Outro constrangimento foi a ameaça de sanções por parte do FMI, em função da manipulação dos índices de inflação. As sanções começam com a perda do direito de voto e podem culminar na expulsão do país. De fato, a manipulação de dados é uma das mais graves práticas dos governos Kirchner. O Indec (o IBGE argentino) sofreu intervenção ainda no mandato de Néstor. Há dias, o órgão informou que a inflação argentina em 2010 foi de 10,9%, quando se sabe que não foi menor do que 25%. Foi preciso a intercessão do Brasil para evitar que piorassem as relações entre o Fundo e a Argentina, que desde 2006 não permite que a instituição faça a auditoria anual de suas contas. A solução - terrível politicamente para Cristina Kirchner - foi aceitar a visita de missões do FMI para "ensinar" como calcular a inflação. Uma punição do FMI seria um desastre no momento em que o governo negocia com o Clube de Paris uma dívida de US$6,7 bilhões. E missões do Fundo, organismo exorcizado pelo ex-presidente Kirchner, são indigestas para Cristina em plena campanha para as eleições presidenciais de outubro.

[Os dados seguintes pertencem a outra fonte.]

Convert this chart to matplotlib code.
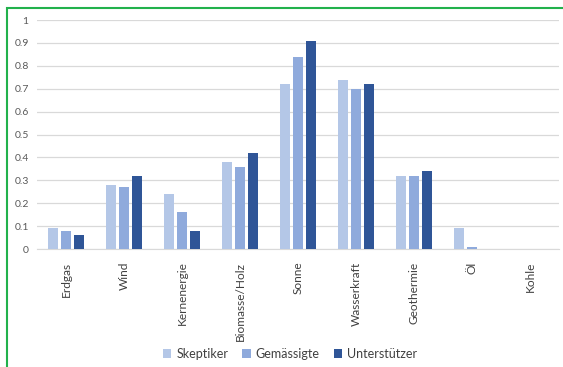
import matplotlib.pyplot as plt
import numpy as np
from matplotlib.patches import Rectangle

categories = ["Erdgas", "Wind", "Kernenergie", "Biomasse/Holz", "Sonne",
              "Wasserkraft", "Geothermie", "Öl", "Kohle"]
skeptiker = [0.09, 0.28, 0.24, 0.38, 0.72, 0.74, 0.32, 0.09, 0.0]
gemaessigte = [0.08, 0.27, 0.16, 0.36, 0.84, 0.70, 0.32, 0.01, 0.0]
unterstuetzer = [0.06, 0.32, 0.08, 0.42, 0.91, 0.72, 0.34, 0.0, 0.0]
series_names = ["Skeptiker", "Gemässigte", "Unterstützer"]
colors = ["#b4c7e7", "#8faadc", "#2f5597"]

plt.rcParams["font.family"] = ["Lato", "DejaVu Sans"]

fig = plt.figure(figsize=(5.63, 3.67), dpi=100)
ax = fig.add_axes([0.0657, 0.3215, 0.927, 0.624])

x = np.arange(len(categories))
w = 0.18
gap = 0.045
for i, (vals, name, c) in enumerate(zip([skeptiker, gemaessigte, unterstuetzer], series_names, colors)):
    ax.bar(x + (i - 1) * (w + gap), vals, width=w, color=c, label=name, zorder=3)

ax.set_xlim(-0.5, len(categories) - 0.5)
ax.set_ylim(0, 1)
ax.set_yticks(np.arange(0, 1.01, 0.1))
ax.set_yticklabels(["0", "0.1", "0.2", "0.3", "0.4", "0.5", "0.6", "0.7", "0.8", "0.9", "1"])
ax.set_xticks(x)
ax.set_xticklabels(categories, rotation=90)
ax.tick_params(axis="y", length=0, pad=6, labelsize=7.5, labelcolor="#595959")
ax.tick_params(axis="x", length=0, pad=9, labelsize=8.6, labelcolor="#404040")
ax.grid(axis="y", color="#d9d9d9", linewidth=0.9, zorder=0)
for s in ["top", "right", "left"]:
    ax.spines[s].set_visible(False)
ax.spines["bottom"].set_color("#d9d9d9")

fig.legend(loc="center", bbox_to_anchor=(290 / 563, 1 - 354 / 367), ncol=3, frameon=False,
           fontsize=9, handlelength=0.7, handleheight=0.7, handletextpad=0.4,
           columnspacing=1.1, labelcolor="#404040")

fig.add_artist(Rectangle((7 / 563, -0.1), 1.2, 1 - 8 / 367 + 0.1, transform=fig.transFigure,
                         fill=False, edgecolor="#22b14c", linewidth=1.5))

fig.savefig("out.png", dpi=100)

Com o preço das commodities nas alturas, o PIB da Argentina tem crescido de forma consistente. Mas poderia ser muito melhor se Cristina não vivesse às turras com o setor rural, na tentativa de aumentar a receita do governo com as exportações de grãos. Greve de uma semana dos produtores foi encerrada na segunda-feira, mas ainda prossegue a paralisação no porto de Rosário, um dos principais terminais de exportação de grãos.

A reação do governo argentino a tantas notícias ruins é aumentar desmedidamente a sua máquina de propaganda e beneficiar de forma descarada os meios de comunicação que o apoiam. Em contrapartida, veículos independentes sofrem toda a sorte de atropelos. Quinta-feira à noite, integrantes do sindicato de caminhoneiros bloquearam mais uma vez a distribuição dos diários "Clarín" e "La Nación", considerados inimigos pelo governo. Mais um atentado à liberdade de expressão.

Mas age acertadamente o governo brasileiro quando privilegia as relações com a Argentina, principal sócio do Brasil no Mercosul. Dilma Rousseff estará amanhã em Buenos Aires, em sua primeira viagem internacional desde que assumiu, para contatos com Cristina Kirchner. É razoável pensar que, com os recursos de que dispõe, o país vizinho possa, a médio prazo, fortalecer suas instituições e voltar ao lugar que merece na América Latina e no mundo. O Brasil deve estimulá-lo.